Most Influential

Food & Drink: David Nichols

Restaurateur David Nichols once had a drinking problem. He now helps others who still do.

By Chris S. Nishiwaki March 15, 2023

Photo by Brent Henry Martin

This article originally appeared in the January/February 2023 issue of Seattle magazine.

David Nichols is one of Seattle’s 25 most influential people reshaping our region. #mostinfluential  

Chef and restaurateur David Nichols would like to share about the time he hit rock bottom. But he can’t remember it. He was blackout drunk, driving home after another arduous day and night of work and talking on the phone with his fiancée and business partner Kate Willman. 

He arrived home safe that night, he surmises. The next morning, he continued the conversation with Willman and vowed to stop drinking, once and for all. That was nearly four years ago. He will be celebrating four years sober on Feb. 6. 

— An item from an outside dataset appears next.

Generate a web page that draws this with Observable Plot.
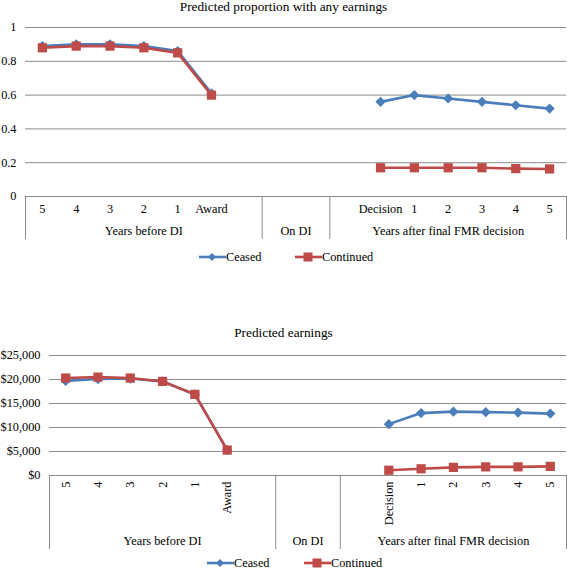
<!DOCTYPE html>
<html>
<head>
<meta charset="utf-8">
<script src="https://cdn.jsdelivr.net/npm/d3@7"></script>
<script src="https://cdn.jsdelivr.net/npm/@observablehq/plot@0.6"></script>
<style>
  html, body { margin: 0; padding: 0; background: #fff; }
  #wrap { position: relative; width: 567px; height: 570px; font-family: "Liberation Serif", "Times New Roman", serif; color: #000; }
  .title { position: absolute; left: 0; width: 567px; text-align: center; font-size: 13.3px; line-height: 14px; }
  .legend { position: absolute; left: 0; width: 567px; height: 10px; font-size: 12.3px; }
  .item { position: absolute; top: 0; height: 10px; line-height: 10px; }
  .item svg { position: absolute; left: 0; top: -2px; }
  .item span { position: absolute; top: 0; white-space: nowrap; }
  .chart { position: absolute; left: 0; }
  .chart text { font-family: "Liberation Serif", "Times New Roman", serif; }
</style>
</head>
<body>
<div id="wrap"></div>
<script>
// ---- data ----
const categories = ["5","4","3","2","1","Award","","","","","Decision","1","2","3","4","5"];
const groupLabels = ["Years before DI", "On DI", "Years after final FMR decision"];
const groupSpans = [7, 2, 7];

const shareCeased    = [0.89, 0.90, 0.90, 0.89, 0.86, 0.61, null, null, null, null, 0.56, 0.60, 0.58, 0.56, 0.54, 0.52];
const shareContinued = [0.88, 0.89, 0.89, 0.88, 0.85, 0.60, null, null, null, null, 0.17, 0.17, 0.17, 0.17, 0.165, 0.163];

const earnCeased    = [19700, 20100, 20200, 19600, 16900, 5300, null, null, null, null, 10700, 13000, 13300, 13200, 13100, 12900];
const earnContinued = [20300, 20500, 20300, 19600, 16900, 5300, null, null, null, null, 1100, 1400, 1700, 1800, 1800, 1900];

const shareTicks = [0, 0.2, 0.4, 0.6, 0.8, 1];
const earnTicks = [0, 5000, 10000, 15000, 20000, 25000];

const seriesNames = ["Ceased", "Continued"];
const seriesColors = ["#4A7EBB", "#BE4B48"];

// ---- helpers ----
const FONT = "'Liberation Serif', 'Times New Roman', serif";
const FS = 12.3;
const idx = categories.map((_, i) => i);
const boundaries = [0];
groupSpans.forEach(s => boundaries.push(boundaries[boundaries.length - 1] + s));
const groups = groupLabels.map((g, i) => ({label: g, mid: (boundaries[i] + boundaries[i + 1]) / 2}));

function seriesData(values) {
  return values.map((v, i) => ({x: i + 0.5, y: v}));
}

function makeChart({width, height, marginLeft, marginTop, marginBottom, yDomain, yTicks, yFormat, ceased, continued, rotate, tickDy, groupDy}) {
  const c = seriesData(ceased), r = seriesData(continued);
  const plotH = height - marginTop - marginBottom;
  return Plot.plot({
    width, height, marginLeft, marginRight: 1, marginTop, marginBottom,
    style: {fontFamily: FONT, fontSize: FS + "px", color: "#000", background: "transparent", overflow: "visible"},
    x: {domain: [0, categories.length]},
    y: {domain: yDomain},
    marks: [
      Plot.ruleY(yTicks.filter(t => t !== 0), {stroke: "#8c8c8c", strokeWidth: 1}),
      Plot.axisY({ticks: yTicks, tickFormat: yFormat, tickSize: 0, tickPadding: 9, fontSize: FS, label: null}),
      Plot.axisX({ticks: idx.map(i => i + 0.5), tickFormat: (d) => categories[Math.round(d - 0.5)], tickSize: 0,
                  tickPadding: tickDy, tickRotate: rotate, fontSize: FS, label: null}),
      // category box
      Plot.ruleY([yDomain[0]], {stroke: "#8c8c8c", strokeWidth: 1}),
      Plot.ruleX(boundaries, {stroke: "#8c8c8c", strokeWidth: 1, insetTop: plotH, insetBottom: -marginBottom + 6}),
      Plot.text(groups, {x: "mid", text: "label", frameAnchor: "bottom", dy: groupDy, fontSize: FS, lineAnchor: "middle"}),
      // series
      Plot.line(c, {x: "x", y: "y", stroke: seriesColors[0], strokeWidth: 2.6}),
      Plot.line(r, {x: "x", y: "y", stroke: seriesColors[1], strokeWidth: 2.6}),
      Plot.dot(c.filter(d => d.y != null), {x: "x", y: "y", symbol: "diamond2", r: 4.6, fill: seriesColors[0], stroke: null}),
      Plot.dot(r.filter(d => d.y != null), {x: "x", y: "y", symbol: "square", r: 5.2, fill: seriesColors[1], stroke: null})
    ]
  });
}

function legend(top, x1, x2) {
  const lg = document.createElement("div");
  lg.className = "legend";
  lg.style.top = top + "px";
  const xs = [x1, x2];
  seriesNames.forEach((name, i) => {
    const it = document.createElement("div");
    it.className = "item";
    it.style.left = xs[i] + "px";
    const sym = i === 0
      ? `<path d="M13 3 L17 7 L13 11 L9 7 Z" fill="${seriesColors[i]}"/>`
      : `<rect x="8.5" y="2.5" width="9" height="9" fill="${seriesColors[i]}"/>`;
    it.innerHTML = `<svg width="27" height="14"><line x1="0" y1="7" x2="27" y2="7" stroke="${seriesColors[i]}" stroke-width="2.6"/>${sym}</svg><span style="left:27px">${name}</span>`;
    lg.appendChild(it);
  });
  return lg;
}

const wrap = document.getElementById("wrap");

// ---- top chart ----
const t1 = document.createElement("div");
t1.className = "title"; t1.style.top = "0px"; t1.textContent = "Predicted proportion with any earnings";
wrap.appendChild(t1);

const c1 = makeChart({
  width: 567, height: 245, marginLeft: 25, marginTop: 27, marginBottom: 49,
  yDomain: [0, 1], yTicks: shareTicks, yFormat: d => d === 0 ? "0" : d === 1 ? "1" : d3.format(".1f")(d),
  ceased: shareCeased, continued: shareContinued, rotate: 0, tickDy: 8, groupDy: 35
});
c1.classList.add("chart"); c1.style.top = "0px";
wrap.appendChild(c1);
wrap.appendChild(legend(252, 199, 295));

// ---- bottom chart ----
const t2 = document.createElement("div");
t2.className = "title"; t2.style.top = "326px"; t2.textContent = "Predicted earnings";
wrap.appendChild(t2);

const c2 = makeChart({
  width: 567, height: 235, marginLeft: 49, marginTop: 35, marginBottom: 80,
  yDomain: [0, 25000], yTicks: earnTicks, yFormat: d => "$" + d3.format(",")(d),
  ceased: earnCeased, continued: earnContinued, rotate: -90, tickDy: 6, groupDy: 66
});
c2.classList.add("chart"); c2.style.top = "320px";
wrap.appendChild(c2);
wrap.appendChild(legend(558, 207, 304));
</script>
</body>
</html>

“I was blackout drunk. I was driving. I can’t do this,” Nichols recalls of the foggy morning after. “I just can’t live my life being drunk and hungover anymore. 

I woke up and I said I am not doing this anymore. I am sick and tired of being sick and tired.”

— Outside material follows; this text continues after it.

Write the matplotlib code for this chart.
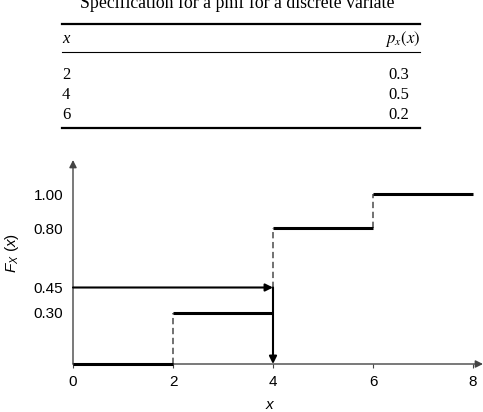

Since then, he has opened the casual fine dining destination restaurant Eight Row in Seattle’s Green Lake neighborhood with Willman in September 2019.

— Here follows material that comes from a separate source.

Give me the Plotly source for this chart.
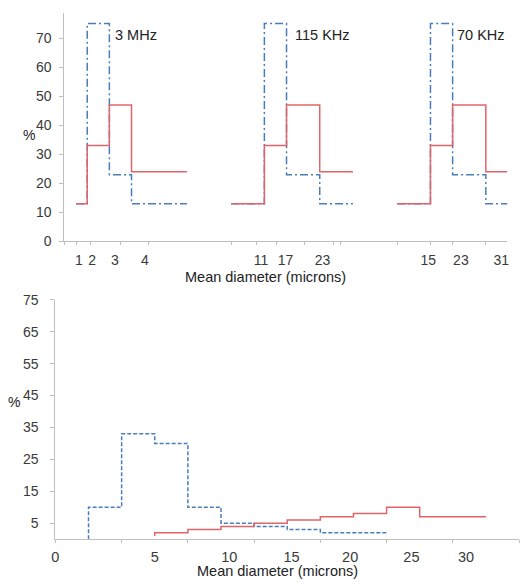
import plotly.graph_objects as go

# ---------------- data ----------------
# Top panel: three frequency groups, step edges in category units
top_groups = ["3 MHz", "115 KHz", "70 KHz"]
top_edges = [[0, 1, 3, 5, 10], [14, 17, 19, 22, 25], [29, 32, 34, 37, 39]]
top_red = [13, 33, 47, 24]
top_blue = [13, 75, 23, 13]
top_label_pos = [3.3, 19.6, 34.2]
top_tick_pos = [0.24, 1.45, 3.5, 6.2, 16.7, 18.9, 22.25, 31.8, 34.75, 38.4]
top_tick_text = ["1", "2", "3", "4", "11", "17", "23", "15", "23", "31"]
top_minor_ticks = [-1.07, 0, 1.3, 4.0, 6.5, 14, 16.3, 18.1, 20.6, 23.2, 23.9, 29, 32, 34, 37]

# Bottom panel
bot_blue_x = [1, 1, 2, 3, 4, 5, 6, 7, 8, 10]
bot_blue_y = [0, 10, 33, 30, 10, 5, 4, 3, 2, 2]
bot_red_x = [3, 3, 4, 5, 6, 7, 8, 9, 10, 11, 13]
bot_red_y = [1, 2, 3, 4, 5, 6, 7, 8, 10, 7, 7]
bot_tick_pos = [0, 3.0, 5.25, 7.13, 8.9, 10.75, 12.4]
bot_tick_text = ["0", "5", "10", "15", "20", "25", "30"]
bot_minor_ticks = [0, 2, 4, 6, 8, 10, 12, 14]

x_title = "Mean diameter (microns)"

RED = "#e0656a"
BLUE = "#4a7ebb"
AX = "#bfbfbf"
TXT = "#3a3a3a"
DARK = "#222222"
FONT = "Liberation Sans, Arial, sans-serif"

fig = go.Figure()

for i, edges in enumerate(top_edges):
    fig.add_trace(go.Scatter(x=edges, y=top_blue + [top_blue[-1]], mode="lines",
                             line=dict(color=BLUE, width=1.5, dash="8px,3px,2px,3px", shape="hv"),
                             xaxis="x", yaxis="y", showlegend=False, hoverinfo="skip"))
    fig.add_trace(go.Scatter(x=edges, y=top_red + [top_red[-1]], mode="lines",
                             line=dict(color=RED, width=1.5, shape="hv"),
                             xaxis="x", yaxis="y", showlegend=False, hoverinfo="skip"))
    fig.add_annotation(x=top_label_pos[i], y=71, xref="x", yref="y", text=top_groups[i],
                       showarrow=False, xanchor="left", yanchor="middle",
                       font=dict(size=14.5, color=DARK, family=FONT))

fig.add_trace(go.Scatter(x=bot_blue_x, y=bot_blue_y, mode="lines",
                         line=dict(color=BLUE, width=1.5, dash="4px,2px", shape="hv"),
                         xaxis="x2", yaxis="y2", showlegend=False, hoverinfo="skip"))
fig.add_trace(go.Scatter(x=bot_red_x, y=bot_red_y, mode="lines",
                         line=dict(color=RED, width=1.5, shape="hv"),
                         xaxis="x2", yaxis="y2", showlegend=False, hoverinfo="skip"))

W, H = 525, 588
common_axis = dict(showgrid=False, zeroline=False, showline=True, linecolor=AX, linewidth=1,
                   tickfont=dict(size=14, color=TXT, family=FONT))

fig.update_layout(
    width=W, height=H, margin=dict(l=0, r=0, t=0, b=0),
    paper_bgcolor="white", plot_bgcolor="white",
    font=dict(family=FONT, color=TXT),
    xaxis=dict(common_axis, domain=[61 / W, 509 / W], range=[-1.07, 38.93], anchor="y",
               tickmode="array", tickvals=top_tick_pos, ticktext=top_tick_text, ticks="",
               ticklabelstandoff=6,
               minor=dict(tickmode="array", tickvals=top_minor_ticks, ticks="outside",
                          ticklen=3, tickcolor=AX)),
    yaxis=dict(common_axis, domain=[1 - 240 / H, 1 - 5 / H], range=[0, 78.7], anchor="x",
               tickmode="array", tickvals=[0, 10, 20, 30, 40, 50, 60, 70],
               ticks="outside", ticklen=4, tickcolor=AX, ticklabelstandoff=5),
    xaxis2=dict(common_axis, domain=[52 / W, 521 / W], range=[0, 14], anchor="y2",
                tickmode="array", tickvals=bot_tick_pos, ticktext=bot_tick_text, ticks="",
                tickfont=dict(size=14.5, color=TXT, family=FONT), ticklabelstandoff=4,
                minor=dict(tickmode="array", tickvals=bot_minor_ticks, ticks="outside",
                           ticklen=3, tickcolor=AX)),
    yaxis2=dict(common_axis, domain=[1 - 546 / H, 1 - 300 / H], range=[0, 75], anchor="x2",
                tickmode="array", tickvals=[5, 15, 25, 35, 45, 55, 65, 75],
                tickfont=dict(size=14, color=TXT, family=FONT), ticklabelstandoff=9,
                ticks="outside", ticklen=4, tickcolor=AX),
)

fig.add_annotation(x=265 / W, y=1 - 277 / H, xref="paper", yref="paper", text=x_title,
                   showarrow=False, xanchor="center", yanchor="middle",
                   font=dict(size=14.5, color=DARK, family=FONT))
fig.add_annotation(x=277 / W, y=1 - 579 / H, xref="paper", yref="paper", text=x_title,
                   showarrow=False, xanchor="center", yanchor="middle",
                   font=dict(size=14.5, color=DARK, family=FONT))
fig.add_annotation(x=25 / W, y=1 - 131 / H, xref="paper", yref="paper", text="%",
                   showarrow=False, xanchor="center", yanchor="middle",
                   font=dict(size=14, color=DARK, family=FONT))
fig.add_annotation(x=10 / W, y=1 - 405 / H, xref="paper", yref="paper", text="%",
                   showarrow=False, xanchor="center", yanchor="middle",
                   font=dict(size=14, color=DARK, family=FONT))

fig.write_html("out.html")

In November of the same year, they launched the local chapter of Ben’s Friends, a national network of support groups for hospitality professionals fighting substance abuse and addiction. 

The restaurant industry regularly encourages alcohol consumption. Guests are prompted to enjoy alcohol, which tends to be more profitable than the main course. Professionals are surrounded by plenty of inventory and are often rewarded with “shift drinks” or “shifties,” drinks on the house at the end of service, and other alcohol products. 

The local chapter of Ben’s Friends meets weekly with crowds in the dozens from all corners of the hospitality industry and beyond. He says relating to other hospitality professionals in the dichotomy of sobriety in the alcohol-friendly hospitality industry is key. 

“It’s important to be with other restaurant professionals who are struggling with drugs and alcohol and stress,” says Nichols, adding that sobriety is most at risk when things are going well. “When you are flying high, you think everything is great. That’s when my relapses happened.”

Nichols was nominated for a regional James Beard Award this year and his Green Lake restaurant continues to serve his signature six-course tasting menu for a value price of $95, a full a la carte menu, an extensive bargain-priced wine list and classic cocktails. 

Nichols invites guests to imbibe even if he no longer does.